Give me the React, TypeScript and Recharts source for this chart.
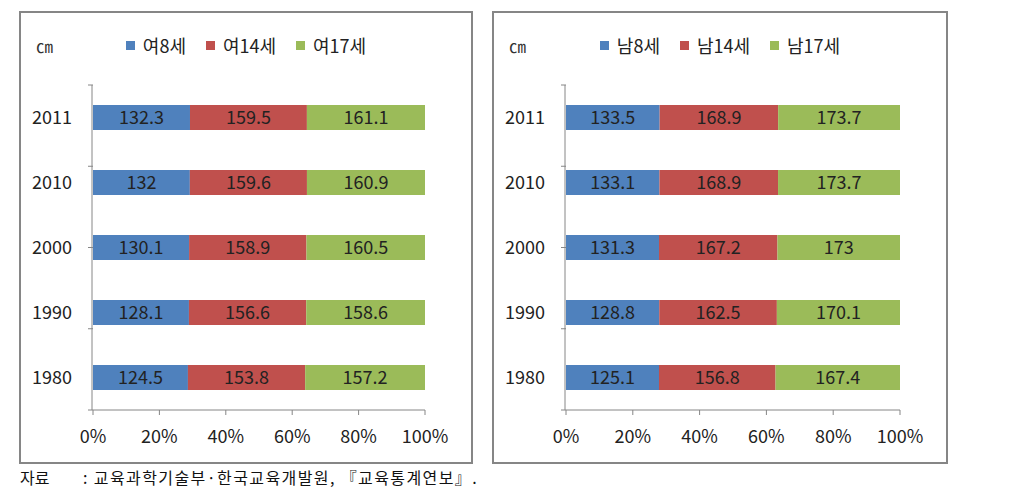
import { BarChart, Bar, XAxis, YAxis, Legend, LabelList } from "recharts"

const years = ["2011", "2010", "2000", "1990", "1980"]
const girl8 = [132.3, 132, 130.1, 128.1, 124.5]
const girl14 = [159.5, 159.6, 158.9, 156.6, 153.8]
const girl17 = [161.1, 160.9, 160.5, 158.6, 157.2]
const boy8 = [133.5, 133.1, 131.3, 128.8, 125.1]
const boy14 = [168.9, 168.9, 167.2, 162.5, 156.8]
const boy17 = [173.7, 173.7, 173, 170.1, 167.4]
const girlNames = ["여8세", "여14세", "여17세"]
const boyNames = ["남8세", "남14세", "남17세"]
const pctTicks = [0, 0.2, 0.4, 0.6, 0.8, 1]
const bandTicks = [0, 1, 2, 3, 4, 5]

const COLORS = ["#4F81BD", "#C0504D", "#9BBB59"]
const FONT = "'Noto Sans CJK KR', sans-serif"
const AXIS = "#868686"

const girlData = years.map((y, i) => ({ year: y, a: girl8[i], b: girl14[i], c: girl17[i] }))
const boyData = years.map((y, i) => ({ year: y, a: boy8[i], b: boy14[i], c: boy17[i] }))

// legend keeps series order (recharts would sort it by name)
function LegendRow({ names }: { names: string[] }) {
    return (
        <div style={{ height: 24, display: "flex", justifyContent: "center", alignItems: "center", gap: 20, fontFamily: FONT, fontSize: 18, color: "#222" }}>
            {names.map((n, i) => (
                <div key={n} style={{ display: "flex", alignItems: "center" }}>
                    <span style={{ width: 9, height: 9, background: COLORS[i], marginRight: 8, display: "inline-block" }} />
                    <span>{n}</span>
                </div>
            ))}
        </div>
    )
}

// small tick mark between categories (Excel style)
const BandTick = ({ x, y }: any) => <line x1={x - 5} x2={x} y1={y} y2={y} stroke={AXIS} strokeWidth={1} />

function Panel({ data, names, left, width }: { data: any[]; names: string[]; left: number; width: number }) {
    return (
        <div style={{ position: "absolute", left, top: 11, width, height: 449, border: `2px solid ${AXIS}`, background: "#fff" }}>
            <div style={{ position: "absolute", left: 15, top: 20, fontFamily: "'Liberation Serif', 'Noto Sans CJK KR', serif", fontSize: 17, color: "#333" }}>
                ㎝
            </div>
            <BarChart
                width={width}
                height={449}
                data={data}
                layout="vertical"
                stackOffset="expand"
                margin={{ top: 48, right: 46, bottom: 0, left: 0 }}
                style={{ fontFamily: FONT }}
            >
                <YAxis
                    yAxisId="band"
                    type="number"
                    domain={[0, 5]}
                    ticks={bandTicks}
                    interval={0}
                    width={1}
                    tick={<BandTick />}
                    axisLine={false}
                    tickLine={false}
                    tickSize={0}
                    tickMargin={0}
                />
                <YAxis
                    yAxisId="cat"
                    dataKey="year"
                    type="category"
                    width={71}
                    tickSize={0}
                    tickMargin={20}
                    axisLine={{ stroke: AXIS }}
                    tickLine={false}
                    tick={{ fontSize: 18, fill: "#222" }}
                />
                <XAxis
                    type="number"
                    domain={[0, 1]}
                    ticks={pctTicks}
                    height={52}
                    tickSize={5}
                    tickMargin={15}
                    axisLine={{ stroke: AXIS }}
                    tickLine={{ stroke: AXIS }}
                    tick={{ fontSize: 18, fill: "#222" }}
                    tickFormatter={(v: number) => `${Math.round(v * 100)}%`}
                />
                <Legend verticalAlign="top" content={<LegendRow names={names} />} wrapperStyle={{ top: 20, left: 0, width }} />
                {["a", "b", "c"].map((k, i) => (
                    <Bar key={k} yAxisId="cat" dataKey={k} name={names[i]} stackId="s" fill={COLORS[i]} barSize={25} isAnimationActive={false}>
                        <LabelList dataKey={k} position="center" fill="#222" fontSize={18} />
                    </Bar>
                ))}
            </BarChart>
        </div>
    )
}

export default function App() {
    return (
        <div style={{ position: "absolute", left: 0, top: 0, width: 1030, height: 495, background: "#fff", overflow: "hidden" }}>
            <Panel data={girlData} names={girlNames} left={19} width={450} />
            <Panel data={boyData} names={boyNames} left={492} width={452} />
            <div style={{ position: "absolute", left: 20, top: 465, fontFamily: FONT, fontSize: 16, color: "#111" }}>자료</div>
            <div style={{ position: "absolute", left: 83, top: 465, fontFamily: FONT, fontSize: 16, letterSpacing: 1.4, color: "#111", whiteSpace: "pre" }}>
                {": 교육과학기술부·한국교육개발원, 『교육통계연보』."}
            </div>
        </div>
    )
}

────────

▶ [Description of the task]: Output the data above without changes, apart from leaving out the pictures.

▶ [The result]:
Give me the React, TypeScript and Recharts source for this chart.
import { BarChart, Bar, XAxis, YAxis, Legend, LabelList } from "recharts"

const years = ["2011", "2010", "2000", "1990", "1980"]
const girl8 = [132.3, 132, 130.1, 128.1, 124.5]
const girl14 = [159.5, 159.6, 158.9, 156.6, 153.8]
const girl17 = [161.1, 160.9, 160.5, 158.6, 157.2]
const boy8 = [133.5, 133.1, 131.3, 128.8, 125.1]
const boy14 = [168.9, 168.9, 167.2, 162.5, 156.8]
const boy17 = [173.7, 173.7, 173, 170.1, 167.4]
const girlNames = ["여8세", "여14세", "여17세"]
const boyNames = ["남8세", "남14세", "남17세"]
const pctTicks = [0, 0.2, 0.4, 0.6, 0.8, 1]
const bandTicks = [0, 1, 2, 3, 4, 5]

const COLORS = ["#4F81BD", "#C0504D", "#9BBB59"]
const FONT = "'Noto Sans CJK KR', sans-serif"
const AXIS = "#868686"

const girlData = years.map((y, i) => ({ year: y, a: girl8[i], b: girl14[i], c: girl17[i] }))
const boyData = years.map((y, i) => ({ year: y, a: boy8[i], b: boy14[i], c: boy17[i] }))

// legend keeps series order (recharts would sort it by name)
function LegendRow({ names }: { names: string[] }) {
    return (
        <div style={{ height: 24, display: "flex", justifyContent: "center", alignItems: "center", gap: 20, fontFamily: FONT, fontSize: 18, color: "#222" }}>
            {names.map((n, i) => (
                <div key={n} style={{ display: "flex", alignItems: "center" }}>
                    <span style={{ width: 9, height: 9, background: COLORS[i], marginRight: 8, display: "inline-block" }} />
                    <span>{n}</span>
                </div>
            ))}
        </div>
    )
}

// small tick mark between categories (Excel style)
const BandTick = ({ x, y }: any) => <line x1={x - 5} x2={x} y1={y} y2={y} stroke={AXIS} strokeWidth={1} />

function Panel({ data, names, left, width }: { data: any[]; names: string[]; left: number; width: number }) {
    return (
        <div style={{ position: "absolute", left, top: 11, width, height: 449, border: `2px solid ${AXIS}`, background: "#fff" }}>
            <div style={{ position: "absolute", left: 15, top: 20, fontFamily: "'Liberation Serif', 'Noto Sans CJK KR', serif", fontSize: 17, color: "#333" }}>
                ㎝
            </div>
            <BarChart
                width={width}
                height={449}
                data={data}
                layout="vertical"
                stackOffset="expand"
                margin={{ top: 48, right: 46, bottom: 0, left: 0 }}
                style={{ fontFamily: FONT }}
            >
                <YAxis
                    yAxisId="band"
                    type="number"
                    domain={[0, 5]}
                    ticks={bandTicks}
                    interval={0}
                    width={1}
                    tick={<BandTick />}
                    axisLine={false}
                    tickLine={false}
                    tickSize={0}
                    tickMargin={0}
                />
                <YAxis
                    yAxisId="cat"
                    dataKey="year"
                    type="category"
                    width={71}
                    tickSize={0}
                    tickMargin={20}
                    axisLine={{ stroke: AXIS }}
                    tickLine={false}
                    tick={{ fontSize: 18, fill: "#222" }}
                />
                <XAxis
                    type="number"
                    domain={[0, 1]}
                    ticks={pctTicks}
                    height={52}
                    tickSize={5}
                    tickMargin={15}
                    axisLine={{ stroke: AXIS }}
                    tickLine={{ stroke: AXIS }}
                    tick={{ fontSize: 18, fill: "#222" }}
                    tickFormatter={(v: number) => `${Math.round(v * 100)}%`}
                />
                <Legend verticalAlign="top" content={<LegendRow names={names} />} wrapperStyle={{ top: 20, left: 0, width }} />
                {["a", "b", "c"].map((k, i) => (
                    <Bar key={k} yAxisId="cat" dataKey={k} name={names[i]} stackId="s" fill={COLORS[i]} barSize={25} isAnimationActive={false}>
                        <LabelList dataKey={k} position="center" fill="#222" fontSize={18} />
                    </Bar>
                ))}
            </BarChart>
        </div>
    )
}

export default function App() {
    return (
        <div style={{ position: "absolute", left: 0, top: 0, width: 1030, height: 495, background: "#fff", overflow: "hidden" }}>
            <Panel data={girlData} names={girlNames} left={19} width={450} />
            <Panel data={boyData} names={boyNames} left={492} width={452} />
            <div style={{ position: "absolute", left: 20, top: 465, fontFamily: FONT, fontSize: 16, color: "#111" }}>자료</div>
            <div style={{ position: "absolute", left: 83, top: 465, fontFamily: FONT, fontSize: 16, letterSpacing: 1.4, color: "#111", whiteSpace: "pre" }}>
                {": 교육과학기술부·한국교육개발원, 『교육통계연보』."}
            </div>
        </div>
    )
}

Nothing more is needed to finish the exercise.